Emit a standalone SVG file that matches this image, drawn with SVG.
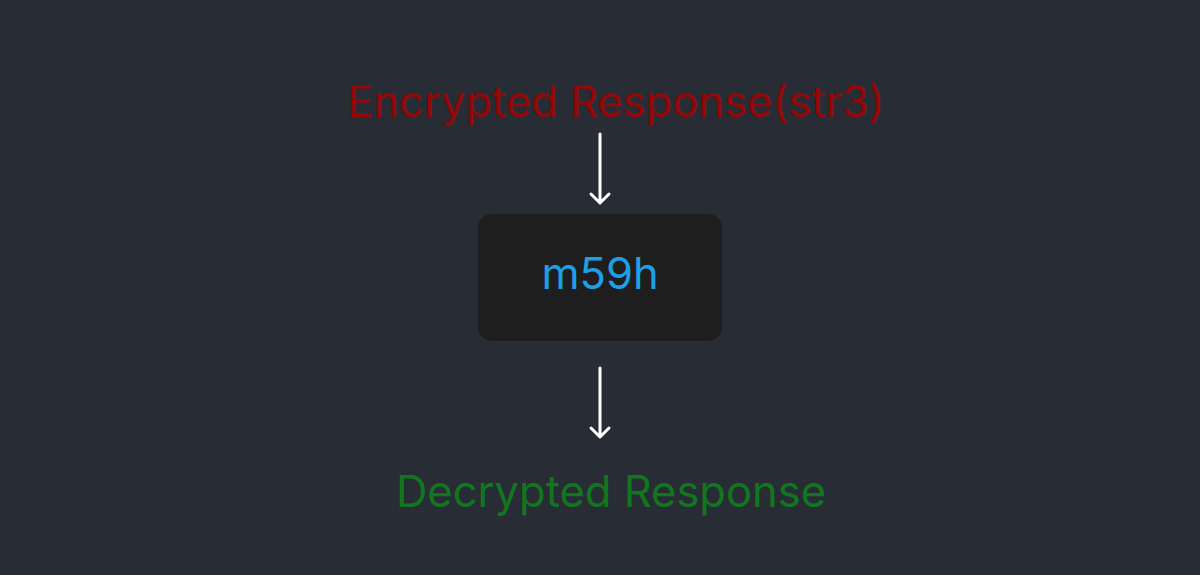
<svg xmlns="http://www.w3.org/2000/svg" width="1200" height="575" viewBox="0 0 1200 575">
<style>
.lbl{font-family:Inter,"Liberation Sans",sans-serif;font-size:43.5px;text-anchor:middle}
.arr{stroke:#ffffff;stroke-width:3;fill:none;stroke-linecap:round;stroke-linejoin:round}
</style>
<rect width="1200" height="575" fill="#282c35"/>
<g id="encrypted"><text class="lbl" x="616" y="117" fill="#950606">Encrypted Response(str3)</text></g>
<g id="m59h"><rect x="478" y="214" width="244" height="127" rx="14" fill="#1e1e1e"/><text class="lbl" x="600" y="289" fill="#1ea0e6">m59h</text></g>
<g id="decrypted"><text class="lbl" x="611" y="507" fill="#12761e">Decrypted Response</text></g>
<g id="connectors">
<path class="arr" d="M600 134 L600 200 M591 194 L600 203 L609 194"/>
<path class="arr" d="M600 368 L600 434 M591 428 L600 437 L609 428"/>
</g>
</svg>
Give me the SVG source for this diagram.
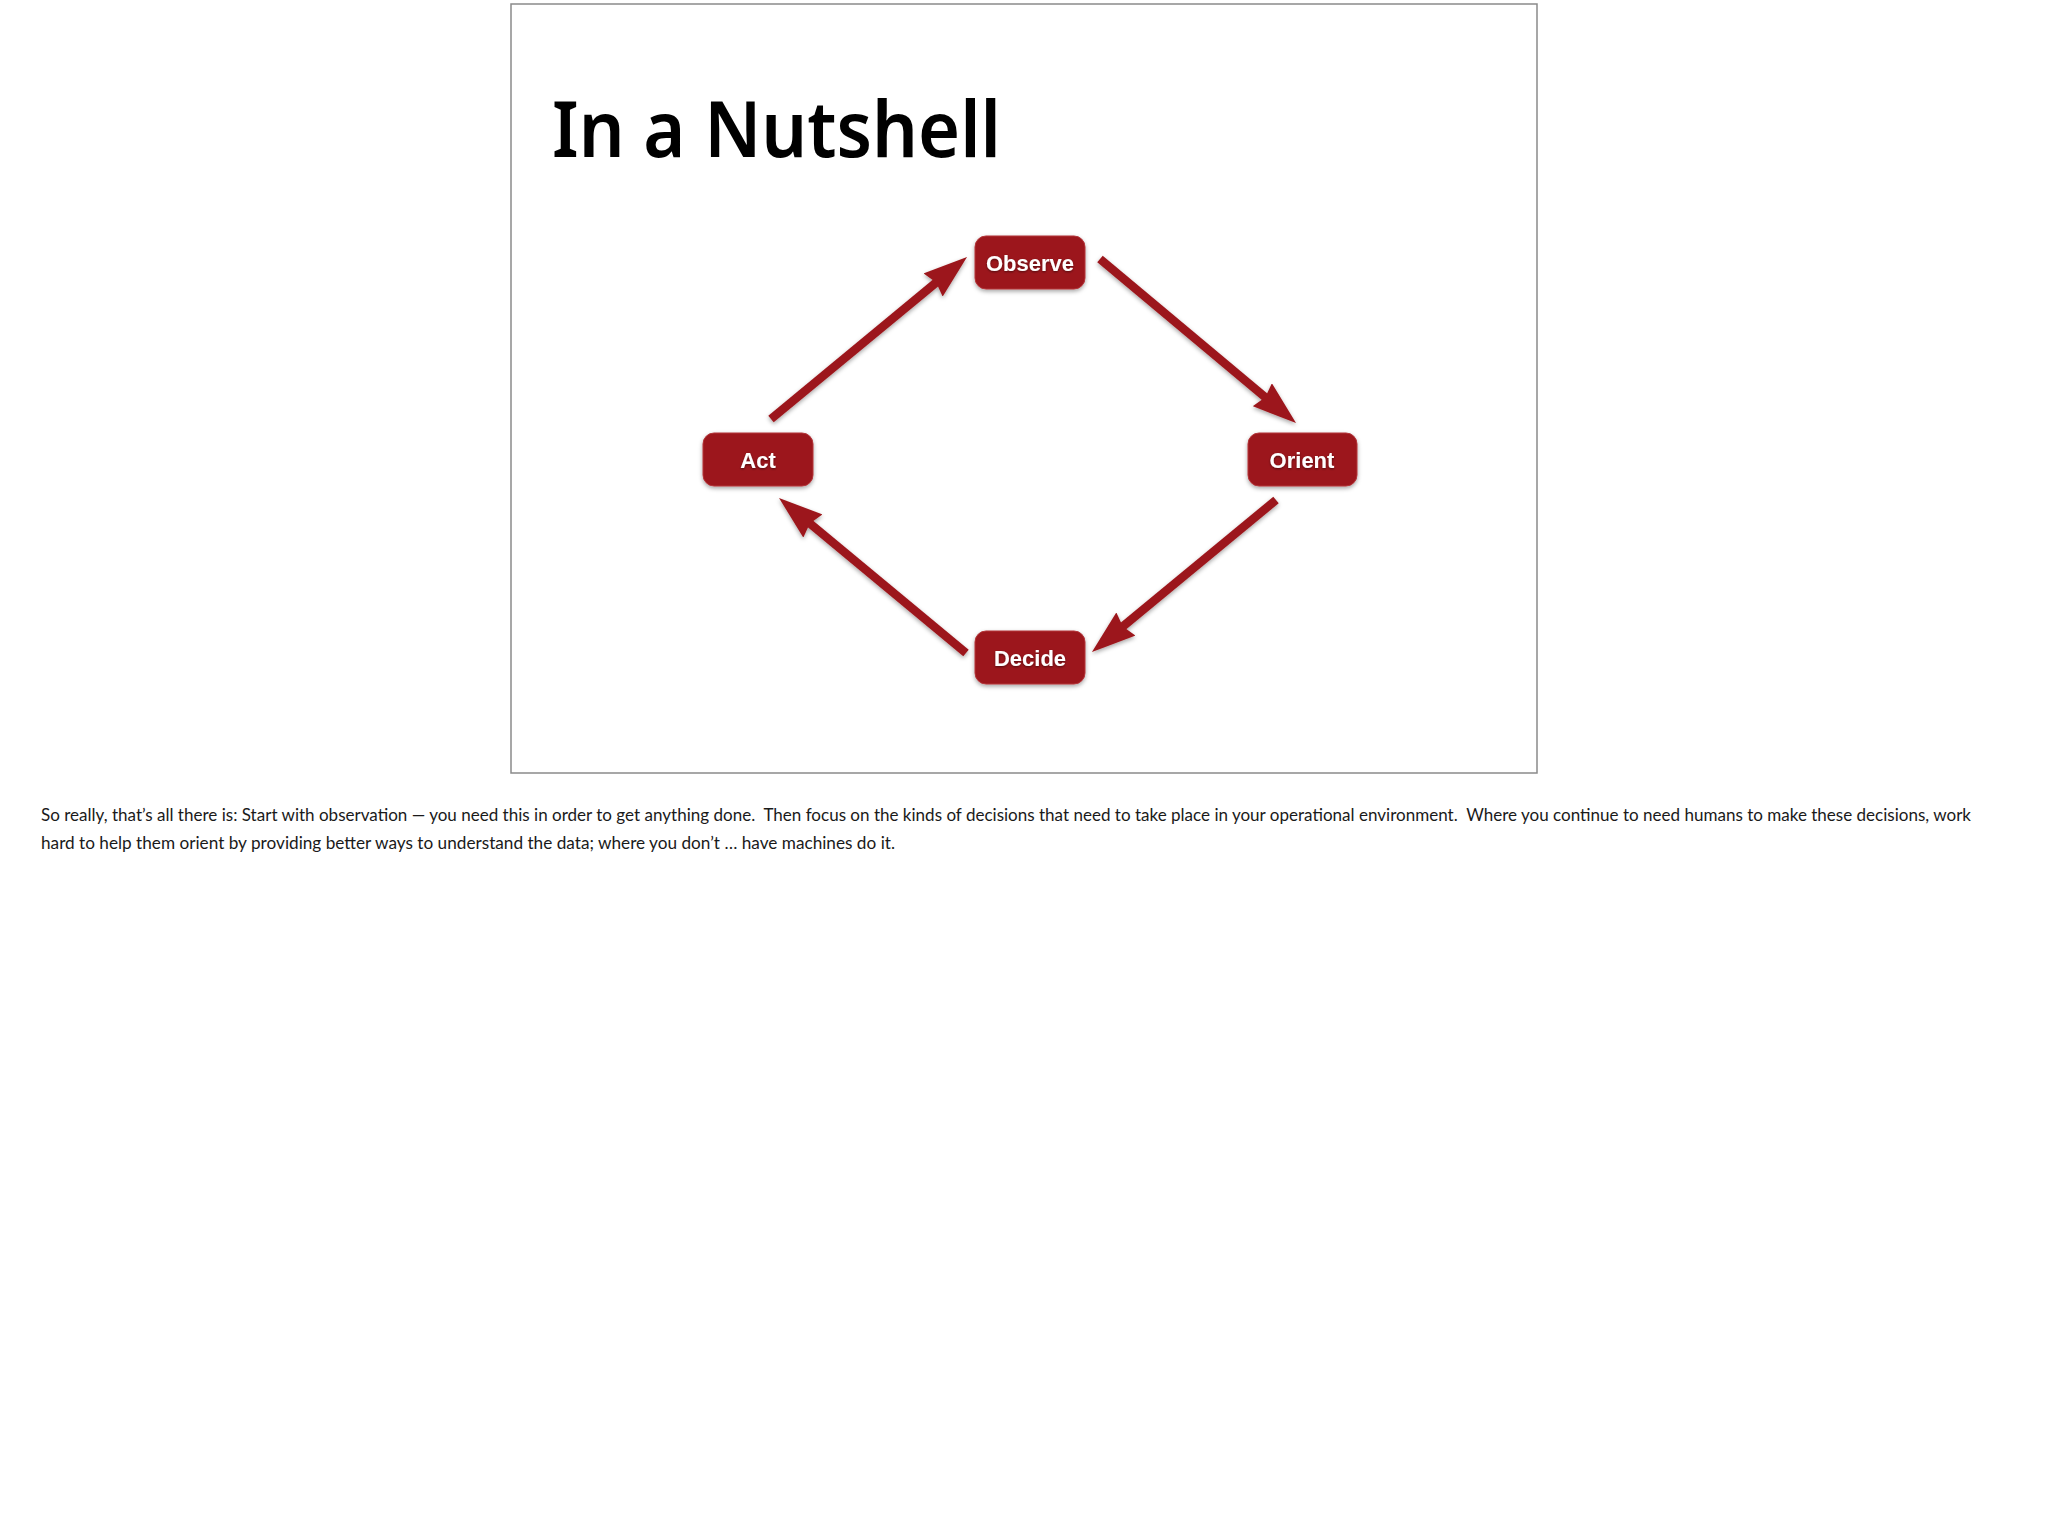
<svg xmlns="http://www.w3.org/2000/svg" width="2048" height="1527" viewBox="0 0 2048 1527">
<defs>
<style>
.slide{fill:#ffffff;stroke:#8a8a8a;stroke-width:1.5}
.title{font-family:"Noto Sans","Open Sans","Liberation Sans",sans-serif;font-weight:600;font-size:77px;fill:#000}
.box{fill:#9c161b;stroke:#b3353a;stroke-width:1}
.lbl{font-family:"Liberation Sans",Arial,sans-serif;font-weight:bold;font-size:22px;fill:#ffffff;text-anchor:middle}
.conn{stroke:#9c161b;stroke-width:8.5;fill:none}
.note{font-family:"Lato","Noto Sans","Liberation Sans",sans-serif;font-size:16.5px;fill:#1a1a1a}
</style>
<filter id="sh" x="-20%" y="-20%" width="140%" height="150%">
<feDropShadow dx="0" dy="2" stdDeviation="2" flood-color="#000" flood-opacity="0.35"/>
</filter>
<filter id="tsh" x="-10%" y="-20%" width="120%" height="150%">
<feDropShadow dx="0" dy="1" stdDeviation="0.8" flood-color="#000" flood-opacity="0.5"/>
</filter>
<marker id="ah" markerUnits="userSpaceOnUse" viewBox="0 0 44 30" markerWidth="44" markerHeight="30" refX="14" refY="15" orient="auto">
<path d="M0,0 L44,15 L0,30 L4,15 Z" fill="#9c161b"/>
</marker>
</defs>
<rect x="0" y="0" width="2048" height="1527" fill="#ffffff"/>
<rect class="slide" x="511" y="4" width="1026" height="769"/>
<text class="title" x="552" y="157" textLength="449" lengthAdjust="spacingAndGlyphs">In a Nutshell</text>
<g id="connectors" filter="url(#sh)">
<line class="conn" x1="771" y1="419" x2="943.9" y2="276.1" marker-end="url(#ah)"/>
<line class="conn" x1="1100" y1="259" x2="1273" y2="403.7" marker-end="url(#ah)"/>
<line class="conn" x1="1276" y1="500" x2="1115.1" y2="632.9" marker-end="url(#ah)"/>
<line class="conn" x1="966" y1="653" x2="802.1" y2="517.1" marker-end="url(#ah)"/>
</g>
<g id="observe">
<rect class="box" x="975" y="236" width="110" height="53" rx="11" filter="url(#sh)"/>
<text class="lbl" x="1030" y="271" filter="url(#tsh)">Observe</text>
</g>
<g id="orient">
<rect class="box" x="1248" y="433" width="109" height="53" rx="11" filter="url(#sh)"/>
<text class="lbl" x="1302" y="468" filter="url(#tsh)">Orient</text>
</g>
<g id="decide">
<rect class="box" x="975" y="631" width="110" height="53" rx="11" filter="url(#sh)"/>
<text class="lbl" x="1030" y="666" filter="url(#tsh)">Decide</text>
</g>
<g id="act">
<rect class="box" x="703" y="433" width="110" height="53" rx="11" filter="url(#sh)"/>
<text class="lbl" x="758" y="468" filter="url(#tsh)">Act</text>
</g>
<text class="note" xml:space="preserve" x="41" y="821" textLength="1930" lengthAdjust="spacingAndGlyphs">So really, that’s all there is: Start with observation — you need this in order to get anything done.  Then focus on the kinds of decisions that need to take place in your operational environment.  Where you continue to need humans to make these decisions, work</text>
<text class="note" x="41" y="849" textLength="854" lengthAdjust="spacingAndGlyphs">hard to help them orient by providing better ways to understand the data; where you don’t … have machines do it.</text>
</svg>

——————

#### Required work:
Write out all the entries again, word for word, and print no images.

#### Output of the exercise:
Emit a standalone SVG file that matches this image, drawn with SVG.
<svg xmlns="http://www.w3.org/2000/svg" width="1200" height="575" viewBox="0 0 1200 575">
<style>
.lbl{font-family:Inter,"Liberation Sans",sans-serif;font-size:43.5px;text-anchor:middle}
.arr{stroke:#ffffff;stroke-width:3;fill:none;stroke-linecap:round;stroke-linejoin:round}
</style>
<rect width="1200" height="575" fill="#282c35"/>
<g id="encrypted"><text class="lbl" x="616" y="117" fill="#950606">Encrypted Response(str3)</text></g>
<g id="m59h"><rect x="478" y="214" width="244" height="127" rx="14" fill="#1e1e1e"/><text class="lbl" x="600" y="289" fill="#1ea0e6">m59h</text></g>
<g id="decrypted"><text class="lbl" x="611" y="507" fill="#12761e">Decrypted Response</text></g>
<g id="connectors">
<path class="arr" d="M600 134 L600 200 M591 194 L600 203 L609 194"/>
<path class="arr" d="M600 368 L600 434 M591 428 L600 437 L609 428"/>
</g>
</svg>
Give me the SVG source for this diagram.
<svg xmlns="http://www.w3.org/2000/svg" width="2048" height="1527" viewBox="0 0 2048 1527">
<defs>
<style>
.slide{fill:#ffffff;stroke:#8a8a8a;stroke-width:1.5}
.title{font-family:"Noto Sans","Open Sans","Liberation Sans",sans-serif;font-weight:600;font-size:77px;fill:#000}
.box{fill:#9c161b;stroke:#b3353a;stroke-width:1}
.lbl{font-family:"Liberation Sans",Arial,sans-serif;font-weight:bold;font-size:22px;fill:#ffffff;text-anchor:middle}
.conn{stroke:#9c161b;stroke-width:8.5;fill:none}
.note{font-family:"Lato","Noto Sans","Liberation Sans",sans-serif;font-size:16.5px;fill:#1a1a1a}
</style>
<filter id="sh" x="-20%" y="-20%" width="140%" height="150%">
<feDropShadow dx="0" dy="2" stdDeviation="2" flood-color="#000" flood-opacity="0.35"/>
</filter>
<filter id="tsh" x="-10%" y="-20%" width="120%" height="150%">
<feDropShadow dx="0" dy="1" stdDeviation="0.8" flood-color="#000" flood-opacity="0.5"/>
</filter>
<marker id="ah" markerUnits="userSpaceOnUse" viewBox="0 0 44 30" markerWidth="44" markerHeight="30" refX="14" refY="15" orient="auto">
<path d="M0,0 L44,15 L0,30 L4,15 Z" fill="#9c161b"/>
</marker>
</defs>
<rect x="0" y="0" width="2048" height="1527" fill="#ffffff"/>
<rect class="slide" x="511" y="4" width="1026" height="769"/>
<text class="title" x="552" y="157" textLength="449" lengthAdjust="spacingAndGlyphs">In a Nutshell</text>
<g id="connectors" filter="url(#sh)">
<line class="conn" x1="771" y1="419" x2="943.9" y2="276.1" marker-end="url(#ah)"/>
<line class="conn" x1="1100" y1="259" x2="1273" y2="403.7" marker-end="url(#ah)"/>
<line class="conn" x1="1276" y1="500" x2="1115.1" y2="632.9" marker-end="url(#ah)"/>
<line class="conn" x1="966" y1="653" x2="802.1" y2="517.1" marker-end="url(#ah)"/>
</g>
<g id="observe">
<rect class="box" x="975" y="236" width="110" height="53" rx="11" filter="url(#sh)"/>
<text class="lbl" x="1030" y="271" filter="url(#tsh)">Observe</text>
</g>
<g id="orient">
<rect class="box" x="1248" y="433" width="109" height="53" rx="11" filter="url(#sh)"/>
<text class="lbl" x="1302" y="468" filter="url(#tsh)">Orient</text>
</g>
<g id="decide">
<rect class="box" x="975" y="631" width="110" height="53" rx="11" filter="url(#sh)"/>
<text class="lbl" x="1030" y="666" filter="url(#tsh)">Decide</text>
</g>
<g id="act">
<rect class="box" x="703" y="433" width="110" height="53" rx="11" filter="url(#sh)"/>
<text class="lbl" x="758" y="468" filter="url(#tsh)">Act</text>
</g>
<text class="note" xml:space="preserve" x="41" y="821" textLength="1930" lengthAdjust="spacingAndGlyphs">So really, that’s all there is: Start with observation — you need this in order to get anything done.  Then focus on the kinds of decisions that need to take place in your operational environment.  Where you continue to need humans to make these decisions, work</text>
<text class="note" x="41" y="849" textLength="854" lengthAdjust="spacingAndGlyphs">hard to help them orient by providing better ways to understand the data; where you don’t … have machines do it.</text>
</svg>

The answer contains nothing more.